-- start of RECORDS FOR PROCESSING --

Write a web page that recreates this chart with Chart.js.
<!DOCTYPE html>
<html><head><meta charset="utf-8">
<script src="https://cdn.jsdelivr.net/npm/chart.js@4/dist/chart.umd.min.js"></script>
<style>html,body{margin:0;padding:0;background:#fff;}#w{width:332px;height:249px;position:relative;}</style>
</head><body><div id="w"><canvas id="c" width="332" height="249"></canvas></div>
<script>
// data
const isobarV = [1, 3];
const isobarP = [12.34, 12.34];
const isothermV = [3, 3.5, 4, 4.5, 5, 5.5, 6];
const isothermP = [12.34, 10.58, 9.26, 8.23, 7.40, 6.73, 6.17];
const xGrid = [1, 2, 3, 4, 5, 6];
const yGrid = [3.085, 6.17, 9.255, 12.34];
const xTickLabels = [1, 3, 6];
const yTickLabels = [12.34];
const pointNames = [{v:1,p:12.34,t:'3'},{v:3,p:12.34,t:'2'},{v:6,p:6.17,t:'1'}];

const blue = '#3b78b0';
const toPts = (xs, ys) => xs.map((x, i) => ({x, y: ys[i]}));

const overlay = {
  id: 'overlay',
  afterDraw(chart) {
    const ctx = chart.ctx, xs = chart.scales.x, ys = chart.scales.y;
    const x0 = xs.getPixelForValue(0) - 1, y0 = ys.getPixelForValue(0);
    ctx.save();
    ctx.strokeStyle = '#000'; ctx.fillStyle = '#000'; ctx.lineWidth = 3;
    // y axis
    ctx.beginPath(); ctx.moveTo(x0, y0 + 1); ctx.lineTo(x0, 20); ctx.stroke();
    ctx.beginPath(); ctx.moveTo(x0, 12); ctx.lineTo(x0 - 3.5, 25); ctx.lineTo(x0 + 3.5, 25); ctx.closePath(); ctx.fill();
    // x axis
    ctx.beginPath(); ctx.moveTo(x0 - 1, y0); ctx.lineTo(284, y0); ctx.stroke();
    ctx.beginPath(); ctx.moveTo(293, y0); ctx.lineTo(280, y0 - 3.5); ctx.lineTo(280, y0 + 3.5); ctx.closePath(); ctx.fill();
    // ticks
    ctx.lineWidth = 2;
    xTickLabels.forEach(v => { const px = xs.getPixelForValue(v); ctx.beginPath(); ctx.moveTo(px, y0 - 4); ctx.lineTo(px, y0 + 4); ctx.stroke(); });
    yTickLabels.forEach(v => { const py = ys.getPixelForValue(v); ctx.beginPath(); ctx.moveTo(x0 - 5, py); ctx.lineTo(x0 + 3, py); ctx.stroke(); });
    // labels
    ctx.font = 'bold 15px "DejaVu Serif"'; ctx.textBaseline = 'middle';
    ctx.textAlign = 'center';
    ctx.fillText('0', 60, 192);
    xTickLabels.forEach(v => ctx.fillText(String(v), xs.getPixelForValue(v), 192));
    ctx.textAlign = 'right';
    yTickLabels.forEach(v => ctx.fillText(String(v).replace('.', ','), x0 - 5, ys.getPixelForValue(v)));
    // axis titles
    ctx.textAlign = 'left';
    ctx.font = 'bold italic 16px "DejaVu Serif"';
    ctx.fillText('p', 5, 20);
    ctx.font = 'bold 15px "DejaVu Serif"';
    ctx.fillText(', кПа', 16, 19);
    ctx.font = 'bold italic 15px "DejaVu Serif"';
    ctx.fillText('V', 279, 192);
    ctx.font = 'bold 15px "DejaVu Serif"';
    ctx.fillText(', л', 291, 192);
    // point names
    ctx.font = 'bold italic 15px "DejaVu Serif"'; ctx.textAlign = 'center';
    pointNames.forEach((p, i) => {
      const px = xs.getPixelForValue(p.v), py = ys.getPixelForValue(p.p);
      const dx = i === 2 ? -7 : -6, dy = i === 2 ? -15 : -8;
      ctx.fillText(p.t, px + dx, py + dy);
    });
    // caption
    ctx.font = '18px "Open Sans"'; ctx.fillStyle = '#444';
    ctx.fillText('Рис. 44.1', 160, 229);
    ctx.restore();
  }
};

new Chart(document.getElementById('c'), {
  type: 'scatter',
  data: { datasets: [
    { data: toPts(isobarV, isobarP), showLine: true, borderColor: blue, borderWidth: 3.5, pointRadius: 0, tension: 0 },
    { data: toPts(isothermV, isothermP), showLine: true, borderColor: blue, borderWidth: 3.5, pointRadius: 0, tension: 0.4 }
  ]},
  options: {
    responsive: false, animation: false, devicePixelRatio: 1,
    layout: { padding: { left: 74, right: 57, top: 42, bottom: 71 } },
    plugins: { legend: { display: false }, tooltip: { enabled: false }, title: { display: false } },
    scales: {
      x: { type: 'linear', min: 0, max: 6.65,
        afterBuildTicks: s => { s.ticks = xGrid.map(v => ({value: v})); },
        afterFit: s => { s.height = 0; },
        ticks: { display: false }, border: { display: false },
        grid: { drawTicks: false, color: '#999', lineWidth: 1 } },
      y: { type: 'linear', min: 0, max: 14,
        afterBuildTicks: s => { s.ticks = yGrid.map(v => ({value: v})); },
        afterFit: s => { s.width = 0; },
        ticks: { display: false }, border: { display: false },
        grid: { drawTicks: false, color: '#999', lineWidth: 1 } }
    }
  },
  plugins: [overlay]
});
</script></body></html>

-- end of RECORDS FOR PROCESSING --
-- start of RECORDS FOR PROCESSING --

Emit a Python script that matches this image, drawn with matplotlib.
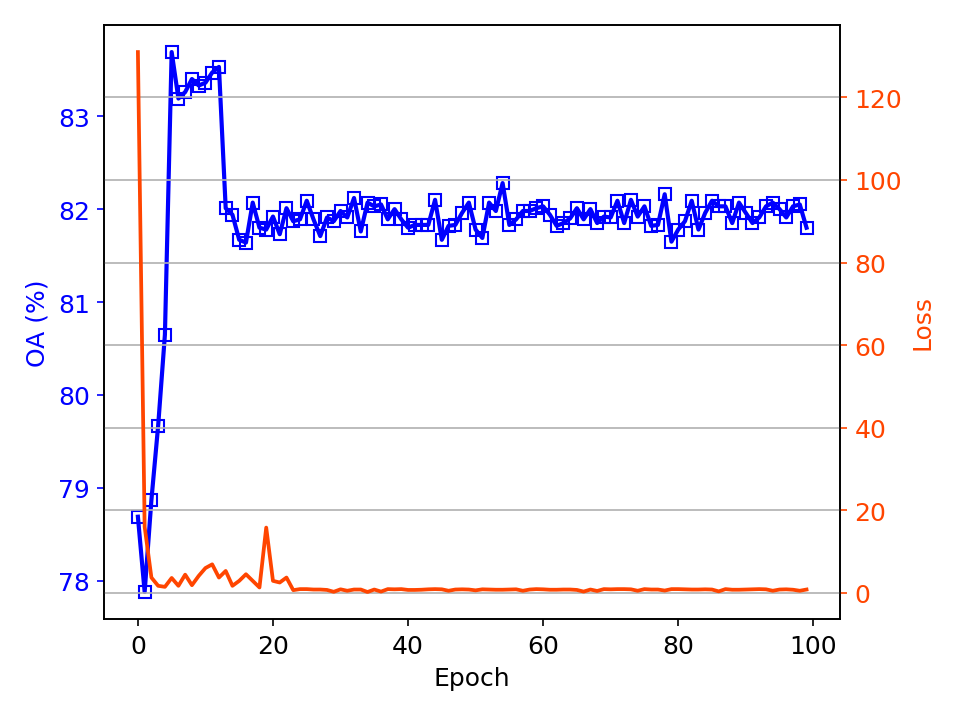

-- end of RECORDS FOR PROCESSING --

PROBLEM REQUIREMENTS: Reproduce exactly the lines from the one containing "Write a web" through the one containing "const toPts = (xs, ys)", inclusive, and nothing else.

SOLVED EXERCISE:
Write a web page that recreates this chart with Chart.js.
<!DOCTYPE html>
<html><head><meta charset="utf-8">
<script src="https://cdn.jsdelivr.net/npm/chart.js@4/dist/chart.umd.min.js"></script>
<style>html,body{margin:0;padding:0;background:#fff;}#w{width:332px;height:249px;position:relative;}</style>
</head><body><div id="w"><canvas id="c" width="332" height="249"></canvas></div>
<script>
// data
const isobarV = [1, 3];
const isobarP = [12.34, 12.34];
const isothermV = [3, 3.5, 4, 4.5, 5, 5.5, 6];
const isothermP = [12.34, 10.58, 9.26, 8.23, 7.40, 6.73, 6.17];
const xGrid = [1, 2, 3, 4, 5, 6];
const yGrid = [3.085, 6.17, 9.255, 12.34];
const xTickLabels = [1, 3, 6];
const yTickLabels = [12.34];
const pointNames = [{v:1,p:12.34,t:'3'},{v:3,p:12.34,t:'2'},{v:6,p:6.17,t:'1'}];

const blue = '#3b78b0';
const toPts = (xs, ys) => xs.map((x, i) => ({x, y: ys[i]}));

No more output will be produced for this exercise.